Isabelle Ofume Project Manager
Isabelle Ofume is a Nigerian-born, North-American raised agency owner and brand champion. She handles the Branding, PR, Marketing and Social Media, Outreach, Brand Creative Strategist for many creative projects across music, events, arts and more. Isabelle has been a pivotal member in shaping brands such as Khyber Centre for the Arts, Black Girl Magik, Manifesto TO, Undisposable, Nocturne: Art at Night, and many more.
She draws inspiration and purpose from challenging the status quo, and by shining an empowering light on the unique, the emotive, the authentic to facilitate awareness and respect among a far broader audience. In her teen years, she turned to the emerging music and fashion blogosphere and social media to create opportunities for herself. Helping champion artists like Lupe Fiasco, Erick ARC Elliott and contributing think-pieces to pop culture magazines, WWD and PBS.

Lucas LaRochelle Web Designer + Developer
Lucas LaRochelle is a designer and researcher whose work is concerned with queer and trans digital cultures, community-based archiving, and co-creative media. They are the founder of Queering The Map, a community generated counter-mapping project for digitally archiving LGBTQ2IA+ experience in relation to physical space.

Anu Makinde Project Assistant
Anu’s work with the Library of Infinities aligns with her passion for understanding diaspora using cultural outputs and their interaction within the geopolitical borders that attempt to define them. These interests have also been realized through her work in music journalism, housing advocacy and event production. Growing up, stories captured her imagination and today her love of books has brought to her incoming studies at the University of Toronto in a Master of Arts in Geography. Anu is also a lover of reality tv, playlists, and baking.

Ojo Agi Advisor
Ojo Agi (she/her) is an independent scholar based in Toronto, Canada. Her research-based and socially-engaged practice is dedicated to knowledge translation and mobilization via the arts.
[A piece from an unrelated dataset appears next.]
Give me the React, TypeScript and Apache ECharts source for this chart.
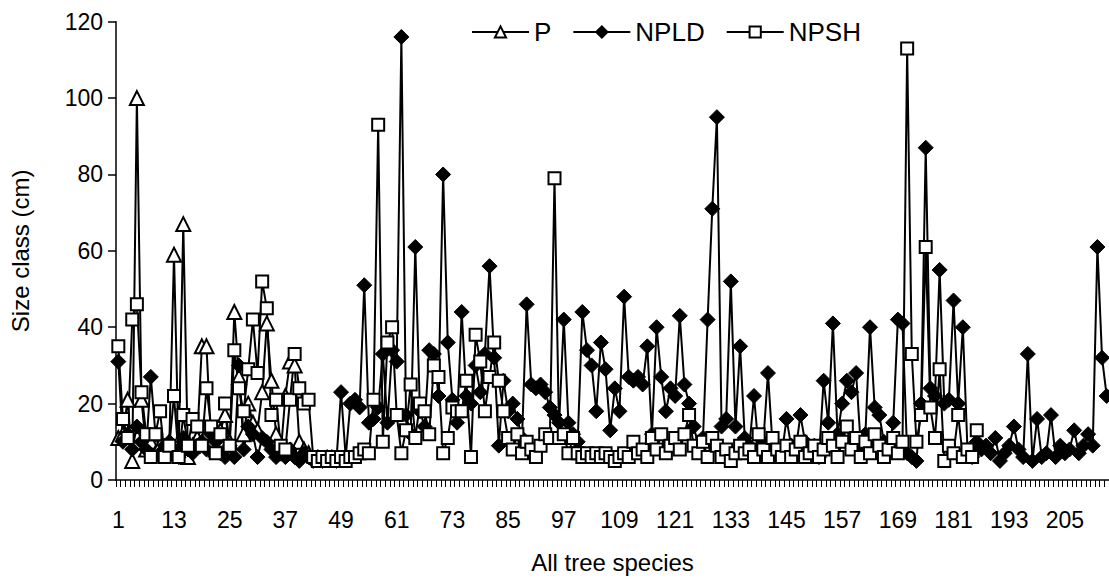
import React, { useEffect, useRef } from "react";
import * as echarts from "echarts";

const SPECIES_COUNT = 214;
const categories: string[] = Array.from({ length: SPECIES_COUNT }, (_, i) => String(i + 1));

const yTicks = { min: 0, max: 120, interval: 20 };

// P (species 1-42)
const pValues: number[] = [
  11, 12, 21, 5, 100, 21, 8, 10, 7, 9,
  8, 10, 59, 7, 67, 6, 9, 11, 35, 35,
  10, 8, 13, 17, 10, 44, 27, 12, 20, 15,
  13, 23, 41, 26, 12, 7, 22, 31, 30, 10,
  8, 7,
];

// NPLD (species 1-214)
const npldValues: number[] = [
  31, 10, 12, 8, 14, 10, 8, 27, 12, 7,
  9, 10, 8, 6, 11, 8, 7, 9, 10, 8,
  12, 10, 7, 6, 9, 6, 30, 8, 14, 12,
  6, 11, 10, 8, 6, 7, 6, 8, 6, 5,
  7, 6, 5, 6, 5, 6, 6, 5, 23, 6,
  20, 21, 19, 51, 15, 16, 19, 33, 15, 34,
  31, 116, 17, 12, 61, 18, 14, 34, 33, 22,
  80, 36, 21, 15, 44, 22, 20, 30, 23, 33,
  56, 32, 9, 26, 18, 20, 16, 11, 46, 25,
  24, 25, 23, 19, 17, 15, 42, 15, 12, 10,
  44, 34, 30, 18, 36, 29, 13, 24, 18, 48,
  27, 26, 27, 25, 35, 12, 40, 27, 18, 24,
  22, 43, 25, 20, 14, 9, 11, 42, 71, 95,
  14, 16, 52, 14, 35, 11, 9, 22, 8, 10,
  28, 9, 8, 7, 16, 9, 8, 17, 10, 7,
  9, 6, 26, 15, 41, 12, 20, 26, 23, 28,
  9, 12, 40, 19, 17, 10, 8, 15, 42, 41,
  7, 6, 5, 20, 87, 24, 22, 55, 20, 21,
  47, 20, 40, 8, 6, 10, 8, 9, 7, 11,
  5, 7, 9, 14, 8, 6, 33, 5, 16, 6,
  7, 17, 6, 9, 7, 8, 13, 7, 9, 12,
  9, 61, 32, 22,
];

// NPSH (species 1-186)
const npshValues: number[] = [
  35, 16, 11, 42, 46, 23, 12, 6, 12, 18,
  6, 9, 22, 6, 17, 9, 16, 14, 9, 24,
  14, 7, 12, 20, 9, 34, 24, 18, 29, 42,
  28, 52, 45, 17, 21, 9, 8, 21, 33, 24,
  20, 21, 6, 5, 6, 5, 6, 5, 6, 5,
  6, 6, 7, 8, 7, 21, 93, 10, 36, 40,
  17, 7, 13, 25, 11, 20, 18, 12, 30, 27,
  7, 11, 19, 18, 18, 26, 6, 38, 31, 18,
  27, 36, 26, 18, 11, 8, 12, 7, 10, 8,
  6, 9, 12, 11, 79, 11, 12, 7, 11, 7,
  6, 7, 6, 7, 6, 7, 6, 5, 6, 7,
  6, 10, 7, 8, 6, 11, 8, 12, 7, 9,
  11, 8, 12, 17, 9, 7, 10, 6, 11, 9,
  6, 8, 5, 7, 9, 7, 8, 6, 12, 8,
  6, 11, 8, 6, 9, 6, 8, 10, 6, 7,
  9, 6, 8, 11, 9, 6, 10, 14, 8, 11,
  6, 10, 7, 12, 9, 6, 8, 11, 7, 10,
  113, 33, 10, 17, 61, 19, 11, 29, 5, 9,
  7, 17, 6, 8, 6, 13,
];

const FONT = "'Liberation Sans', Arial, sans-serif";

export default function App() {
  const ref = useRef<HTMLDivElement>(null);

  useEffect(() => {
    if (!ref.current) return;
    const chart = echarts.init(ref.current, null, { renderer: "svg" });
    const lineStyle = { color: "#000", width: 2 };
    chart.setOption({
      animation: false,
      backgroundColor: "#fff",
      textStyle: { fontFamily: FONT, color: "#000" },
      legend: {
        top: 14,
        left: 466,
        itemWidth: 57,
        itemHeight: 14,
        itemGap: 21,
        textStyle: { fontFamily: FONT, fontSize: 26, color: "#000" },
        data: ["P", "NPLD", "NPSH"],
      },
      grid: { left: 113.4, right: 0, top: 21.7, bottom: 96.3, containLabel: false },
      xAxis: {
        type: "category",
        data: categories,
        boundaryGap: true,
        name: "All tree species",
        nameLocation: "middle",
        nameGap: 70,
        nameTextStyle: { fontFamily: FONT, fontSize: 24, color: "#000" },
        axisLine: { lineStyle: { color: "#000", width: 1.5 } },
        axisTick: { show: true, interval: 0, length: 7, lineStyle: { color: "#000", width: 1 } },
        axisLabel: { interval: 11, fontSize: 23, color: "#000", fontFamily: FONT, margin: 28 },
        splitLine: { show: false },
      },
      yAxis: {
        type: "value",
        min: yTicks.min,
        max: yTicks.max,
        interval: yTicks.interval,
        name: "Size class (cm)",
        nameLocation: "middle",
        nameGap: 84,
        nameTextStyle: { fontFamily: FONT, fontSize: 24, color: "#000" },
        axisLine: { show: true, lineStyle: { color: "#000", width: 1.5 } },
        axisTick: { show: true, length: 8, lineStyle: { color: "#000", width: 1.5 } },
        axisLabel: { fontSize: 23, color: "#000", fontFamily: FONT, margin: 13 },
        splitLine: { show: false },
      },
      series: [
        {
          name: "P",
          type: "line",
          data: pValues,
          symbol: "triangle",
          symbolSize: 14,
          showAllSymbol: true,
          lineStyle,
          itemStyle: { color: "#fff", borderColor: "#000", borderWidth: 2 },
          emphasis: { disabled: true },
        },
        {
          name: "NPLD",
          type: "line",
          data: npldValues,
          symbol: "diamond",
          symbolSize: 15,
          showAllSymbol: true,
          lineStyle,
          itemStyle: { color: "#000", borderColor: "#000", borderWidth: 1 },
          emphasis: { disabled: true },
        },
        {
          name: "NPSH",
          type: "line",
          data: npshValues,
          symbol: "rect",
          symbolSize: 12,
          showAllSymbol: true,
          lineStyle,
          itemStyle: { color: "#fff", borderColor: "#000", borderWidth: 2 },
          emphasis: { disabled: true },
        },
      ],
    });
    return () => chart.dispose();
  }, []);

  return (
    <div
      ref={ref}
      style={{ position: "absolute", left: 0, top: 0, width: 1109, height: 579, background: "#fff" }}
    />
  );
}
Consequently, her practice includes making art, writing, curating, programming, and teaching–all with the objective of creating space and directing resources to support cultural diversity.
Ojo completed her MA in Women and Gender Studies from the University of Toronto and is currently working towards a PhD in Art History from Concordia University. Her research contributes Black feminist perspectives to contemporary art and cultural discourse, with a focus on spatial politics, postcolonial subjectivities, and storytelling through drawing and painting. Her artwork has been exhibited with Campbell River Art Gallery (British Columbia) and Milieux Institute (Quebec); she has curated with Feminist Art Collective and Art Gallery of Ontario; and she is a member of the latter’s Global Africa and the Diaspora committee and an advisory board member for Library of Infinities.

Nasma Ahmed Advisor
Nasma Ahmed is a technologist and facilitator based in the Dish with One Spoon Territory. Nasma is currently the Director of the Digital Justice Lab, an initiative building towards a more just and equitable digital future. She has extensive experience working alongside public institutions and the non-profit sector, supporting technology capacity building projects. In 2017 she was an Open Web Fellow with Mozilla and Ford Foundation, during her time as a fellow she focused on building digital security capacities within nonprofits. She is passionate about all things baking, film, ceramics and imagining new worlds.

SAW Partner Organization
From its inception in 1973, the artist-run centre SAW has supported politically and socially engaged art, focusing on the performance and media arts. Many of the world’s best-known artists have exhibited at SAW in the early stages of their careers.Many of the world’s best-known artists have exhibited at SAW in the early stages of their careers. Begun by a group of local artists, the gallery was originally part of the legendary café Le Hibou on Sussex Drive, hence the name SAW, an acronym for Sussex Annex Works. In 1981, the centre founded the SAW Video cooperative to support independent video artists and documentarists. During this time, the centre also initiated Club SAW, which has become the most important multidisciplinary space in the region. In 1989, SAW Gallery, SAW Video and Club SAW moved into the historic Arts Court building. Since 2001, SAW Video, now called the Digital Arts Resource Centre, has operated as a distinct organization no longer legally affiliated with SAW, although both share a home at Arts Court and continue to collaborate on many projects. SAW aims to become a premier artist-run centre in Canada and the world, engaging in innovative programming, outreach and exchange initiatives. With over 30,000 visitors each year, SAW is a prime destination in the Ottawa-Gatineau region for contemporary art.